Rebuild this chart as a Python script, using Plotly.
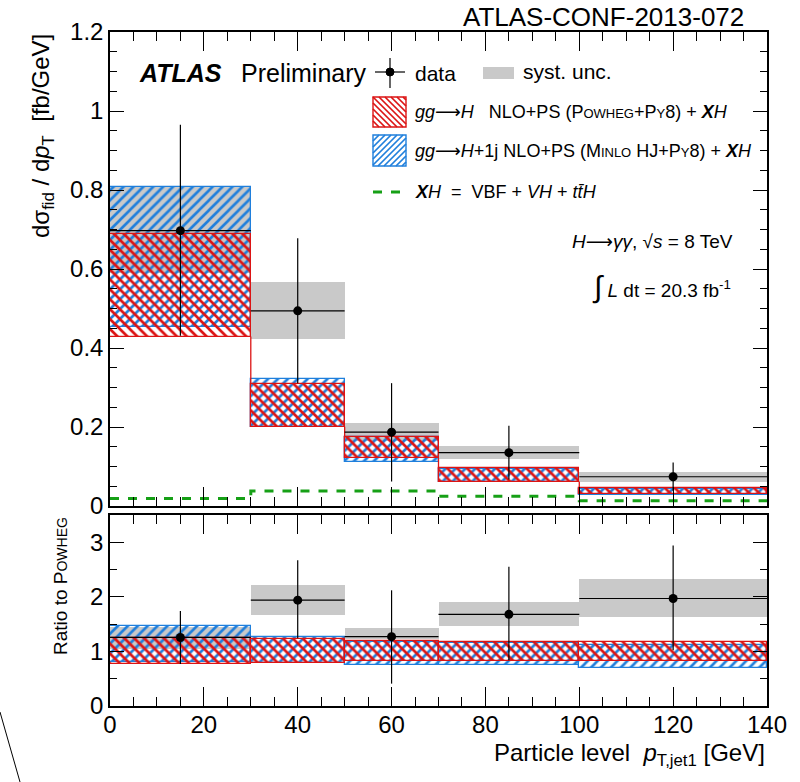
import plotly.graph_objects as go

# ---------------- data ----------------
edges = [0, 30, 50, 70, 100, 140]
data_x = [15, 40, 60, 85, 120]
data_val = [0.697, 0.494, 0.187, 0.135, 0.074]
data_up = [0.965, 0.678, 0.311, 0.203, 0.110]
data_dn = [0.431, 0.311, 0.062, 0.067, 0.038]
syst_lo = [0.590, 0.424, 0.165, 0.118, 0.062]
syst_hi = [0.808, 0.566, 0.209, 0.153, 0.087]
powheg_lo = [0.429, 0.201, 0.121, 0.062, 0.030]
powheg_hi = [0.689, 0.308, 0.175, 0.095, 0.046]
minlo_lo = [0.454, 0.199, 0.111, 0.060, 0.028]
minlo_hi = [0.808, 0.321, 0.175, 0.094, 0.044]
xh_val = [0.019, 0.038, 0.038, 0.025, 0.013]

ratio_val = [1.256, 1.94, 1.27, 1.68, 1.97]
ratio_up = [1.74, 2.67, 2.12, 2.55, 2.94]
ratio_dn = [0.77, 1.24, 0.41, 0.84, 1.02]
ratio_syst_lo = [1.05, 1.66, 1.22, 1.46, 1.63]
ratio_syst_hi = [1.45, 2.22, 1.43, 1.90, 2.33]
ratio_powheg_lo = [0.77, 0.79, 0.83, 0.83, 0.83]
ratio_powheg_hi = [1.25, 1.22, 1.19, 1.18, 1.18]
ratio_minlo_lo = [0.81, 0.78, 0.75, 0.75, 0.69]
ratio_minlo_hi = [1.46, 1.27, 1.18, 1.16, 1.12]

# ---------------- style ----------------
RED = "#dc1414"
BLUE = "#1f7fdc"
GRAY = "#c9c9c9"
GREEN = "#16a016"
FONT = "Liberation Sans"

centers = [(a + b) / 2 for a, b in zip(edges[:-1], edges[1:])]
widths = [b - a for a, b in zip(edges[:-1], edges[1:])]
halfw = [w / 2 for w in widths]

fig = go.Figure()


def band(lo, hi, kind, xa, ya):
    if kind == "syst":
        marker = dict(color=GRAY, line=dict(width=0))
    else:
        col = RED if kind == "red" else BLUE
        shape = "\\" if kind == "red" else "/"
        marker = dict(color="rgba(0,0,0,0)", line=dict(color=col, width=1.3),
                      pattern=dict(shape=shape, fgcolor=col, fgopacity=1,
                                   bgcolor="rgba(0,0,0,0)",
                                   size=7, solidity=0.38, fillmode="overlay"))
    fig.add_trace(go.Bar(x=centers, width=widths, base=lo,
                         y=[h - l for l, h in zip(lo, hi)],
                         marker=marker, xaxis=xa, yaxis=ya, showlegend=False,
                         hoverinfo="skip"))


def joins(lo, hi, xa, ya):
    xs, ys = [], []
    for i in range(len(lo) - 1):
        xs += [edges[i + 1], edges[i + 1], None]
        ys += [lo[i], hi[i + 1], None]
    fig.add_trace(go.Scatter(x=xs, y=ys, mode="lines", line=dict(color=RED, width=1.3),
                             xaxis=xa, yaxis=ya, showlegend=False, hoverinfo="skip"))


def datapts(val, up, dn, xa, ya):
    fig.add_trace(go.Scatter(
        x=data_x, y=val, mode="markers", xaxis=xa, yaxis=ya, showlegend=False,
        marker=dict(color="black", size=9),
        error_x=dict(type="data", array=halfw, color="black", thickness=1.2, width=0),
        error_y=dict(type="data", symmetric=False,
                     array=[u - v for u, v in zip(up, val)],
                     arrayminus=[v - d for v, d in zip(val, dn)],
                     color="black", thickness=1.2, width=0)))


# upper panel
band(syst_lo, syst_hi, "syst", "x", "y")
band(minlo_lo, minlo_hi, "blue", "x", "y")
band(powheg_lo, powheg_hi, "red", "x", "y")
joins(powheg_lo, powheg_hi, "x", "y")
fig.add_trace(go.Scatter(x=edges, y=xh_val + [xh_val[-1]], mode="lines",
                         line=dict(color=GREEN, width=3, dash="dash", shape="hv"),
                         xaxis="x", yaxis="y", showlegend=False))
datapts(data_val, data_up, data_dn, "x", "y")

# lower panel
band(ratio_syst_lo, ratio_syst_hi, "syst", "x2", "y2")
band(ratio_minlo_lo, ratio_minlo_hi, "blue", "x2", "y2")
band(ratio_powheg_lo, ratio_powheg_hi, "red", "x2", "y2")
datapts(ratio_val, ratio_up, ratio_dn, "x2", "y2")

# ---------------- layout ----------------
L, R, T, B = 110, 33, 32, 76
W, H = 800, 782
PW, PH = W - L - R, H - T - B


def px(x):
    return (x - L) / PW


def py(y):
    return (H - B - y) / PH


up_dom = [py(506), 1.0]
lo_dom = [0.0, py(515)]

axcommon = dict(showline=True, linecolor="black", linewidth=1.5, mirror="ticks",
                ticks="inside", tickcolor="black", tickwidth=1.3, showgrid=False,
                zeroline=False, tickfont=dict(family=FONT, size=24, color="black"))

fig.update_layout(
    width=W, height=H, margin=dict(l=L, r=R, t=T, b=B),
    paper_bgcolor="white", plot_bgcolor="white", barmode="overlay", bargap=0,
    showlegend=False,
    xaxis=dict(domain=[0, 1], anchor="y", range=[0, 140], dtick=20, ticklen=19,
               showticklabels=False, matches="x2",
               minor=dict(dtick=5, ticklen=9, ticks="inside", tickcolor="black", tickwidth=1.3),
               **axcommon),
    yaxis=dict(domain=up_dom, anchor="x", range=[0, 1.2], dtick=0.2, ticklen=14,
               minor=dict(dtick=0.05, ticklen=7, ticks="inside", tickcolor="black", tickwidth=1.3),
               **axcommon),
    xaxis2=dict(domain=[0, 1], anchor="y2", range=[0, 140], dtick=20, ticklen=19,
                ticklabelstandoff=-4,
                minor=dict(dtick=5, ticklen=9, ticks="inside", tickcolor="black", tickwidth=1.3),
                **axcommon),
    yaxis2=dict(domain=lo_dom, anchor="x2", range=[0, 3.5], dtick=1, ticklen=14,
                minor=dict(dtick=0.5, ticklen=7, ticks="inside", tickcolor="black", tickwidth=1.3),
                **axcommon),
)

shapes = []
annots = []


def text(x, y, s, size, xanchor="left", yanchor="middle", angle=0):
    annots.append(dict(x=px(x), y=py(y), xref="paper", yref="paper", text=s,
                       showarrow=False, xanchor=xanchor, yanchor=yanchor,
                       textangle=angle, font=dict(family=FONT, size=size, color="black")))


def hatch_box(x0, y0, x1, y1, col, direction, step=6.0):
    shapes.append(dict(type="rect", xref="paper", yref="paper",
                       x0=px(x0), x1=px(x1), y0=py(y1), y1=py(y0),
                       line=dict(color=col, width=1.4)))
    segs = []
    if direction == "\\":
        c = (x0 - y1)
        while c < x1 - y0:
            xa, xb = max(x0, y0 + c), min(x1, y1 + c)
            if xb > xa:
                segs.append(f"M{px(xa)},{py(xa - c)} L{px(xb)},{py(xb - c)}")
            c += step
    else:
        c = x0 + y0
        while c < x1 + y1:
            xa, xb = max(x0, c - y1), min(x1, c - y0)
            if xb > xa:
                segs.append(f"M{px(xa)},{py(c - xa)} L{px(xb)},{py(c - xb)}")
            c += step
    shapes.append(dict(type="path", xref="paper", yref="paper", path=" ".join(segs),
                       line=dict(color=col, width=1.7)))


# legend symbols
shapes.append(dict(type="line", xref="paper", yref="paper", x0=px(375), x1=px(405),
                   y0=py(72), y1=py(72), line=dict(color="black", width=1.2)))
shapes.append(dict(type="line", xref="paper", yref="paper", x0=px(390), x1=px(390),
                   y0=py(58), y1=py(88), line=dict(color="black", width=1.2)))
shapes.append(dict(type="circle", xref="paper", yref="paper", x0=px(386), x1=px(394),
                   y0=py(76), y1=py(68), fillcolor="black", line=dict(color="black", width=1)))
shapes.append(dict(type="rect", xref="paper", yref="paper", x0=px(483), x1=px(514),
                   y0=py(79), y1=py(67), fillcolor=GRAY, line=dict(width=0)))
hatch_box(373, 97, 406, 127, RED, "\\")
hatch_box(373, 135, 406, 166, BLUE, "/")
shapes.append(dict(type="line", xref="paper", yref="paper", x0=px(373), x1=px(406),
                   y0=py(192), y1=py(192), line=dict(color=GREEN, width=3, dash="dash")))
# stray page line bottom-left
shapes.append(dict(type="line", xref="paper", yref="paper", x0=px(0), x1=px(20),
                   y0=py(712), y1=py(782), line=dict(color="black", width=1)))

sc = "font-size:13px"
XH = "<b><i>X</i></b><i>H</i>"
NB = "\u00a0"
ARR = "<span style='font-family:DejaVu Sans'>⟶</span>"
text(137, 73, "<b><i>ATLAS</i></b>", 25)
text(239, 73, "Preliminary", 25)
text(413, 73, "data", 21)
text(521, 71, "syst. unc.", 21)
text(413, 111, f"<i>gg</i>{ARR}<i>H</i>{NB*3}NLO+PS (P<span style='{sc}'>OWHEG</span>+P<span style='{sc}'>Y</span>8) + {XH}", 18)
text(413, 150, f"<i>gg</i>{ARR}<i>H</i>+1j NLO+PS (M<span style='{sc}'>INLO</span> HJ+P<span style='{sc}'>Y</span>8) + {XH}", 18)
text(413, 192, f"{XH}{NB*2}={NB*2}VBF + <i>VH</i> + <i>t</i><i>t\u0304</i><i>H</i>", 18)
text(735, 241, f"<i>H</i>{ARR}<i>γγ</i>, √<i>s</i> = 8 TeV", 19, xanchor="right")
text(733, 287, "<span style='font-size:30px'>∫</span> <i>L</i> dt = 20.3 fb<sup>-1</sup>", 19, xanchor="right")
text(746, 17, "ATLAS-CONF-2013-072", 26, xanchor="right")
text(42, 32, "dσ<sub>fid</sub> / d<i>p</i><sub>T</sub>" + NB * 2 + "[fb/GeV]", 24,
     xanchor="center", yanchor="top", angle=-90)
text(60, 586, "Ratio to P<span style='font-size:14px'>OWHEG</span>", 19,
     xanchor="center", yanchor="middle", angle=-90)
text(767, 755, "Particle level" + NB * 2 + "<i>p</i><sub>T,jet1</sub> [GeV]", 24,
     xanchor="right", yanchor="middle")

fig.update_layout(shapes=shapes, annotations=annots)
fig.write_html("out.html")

Goal of the exercise
Leave the pictures out and please restate exactly the lines running from the start of the material through the one with "fig = go.Figure()".

Answer to the task
Rebuild this chart as a Python script, using Plotly.
import plotly.graph_objects as go

# ---------------- data ----------------
edges = [0, 30, 50, 70, 100, 140]
data_x = [15, 40, 60, 85, 120]
data_val = [0.697, 0.494, 0.187, 0.135, 0.074]
data_up = [0.965, 0.678, 0.311, 0.203, 0.110]
data_dn = [0.431, 0.311, 0.062, 0.067, 0.038]
syst_lo = [0.590, 0.424, 0.165, 0.118, 0.062]
syst_hi = [0.808, 0.566, 0.209, 0.153, 0.087]
powheg_lo = [0.429, 0.201, 0.121, 0.062, 0.030]
powheg_hi = [0.689, 0.308, 0.175, 0.095, 0.046]
minlo_lo = [0.454, 0.199, 0.111, 0.060, 0.028]
minlo_hi = [0.808, 0.321, 0.175, 0.094, 0.044]
xh_val = [0.019, 0.038, 0.038, 0.025, 0.013]

ratio_val = [1.256, 1.94, 1.27, 1.68, 1.97]
ratio_up = [1.74, 2.67, 2.12, 2.55, 2.94]
ratio_dn = [0.77, 1.24, 0.41, 0.84, 1.02]
ratio_syst_lo = [1.05, 1.66, 1.22, 1.46, 1.63]
ratio_syst_hi = [1.45, 2.22, 1.43, 1.90, 2.33]
ratio_powheg_lo = [0.77, 0.79, 0.83, 0.83, 0.83]
ratio_powheg_hi = [1.25, 1.22, 1.19, 1.18, 1.18]
ratio_minlo_lo = [0.81, 0.78, 0.75, 0.75, 0.69]
ratio_minlo_hi = [1.46, 1.27, 1.18, 1.16, 1.12]

# ---------------- style ----------------
RED = "#dc1414"
BLUE = "#1f7fdc"
GRAY = "#c9c9c9"
GREEN = "#16a016"
FONT = "Liberation Sans"

centers = [(a + b) / 2 for a, b in zip(edges[:-1], edges[1:])]
widths = [b - a for a, b in zip(edges[:-1], edges[1:])]
halfw = [w / 2 for w in widths]

fig = go.Figure()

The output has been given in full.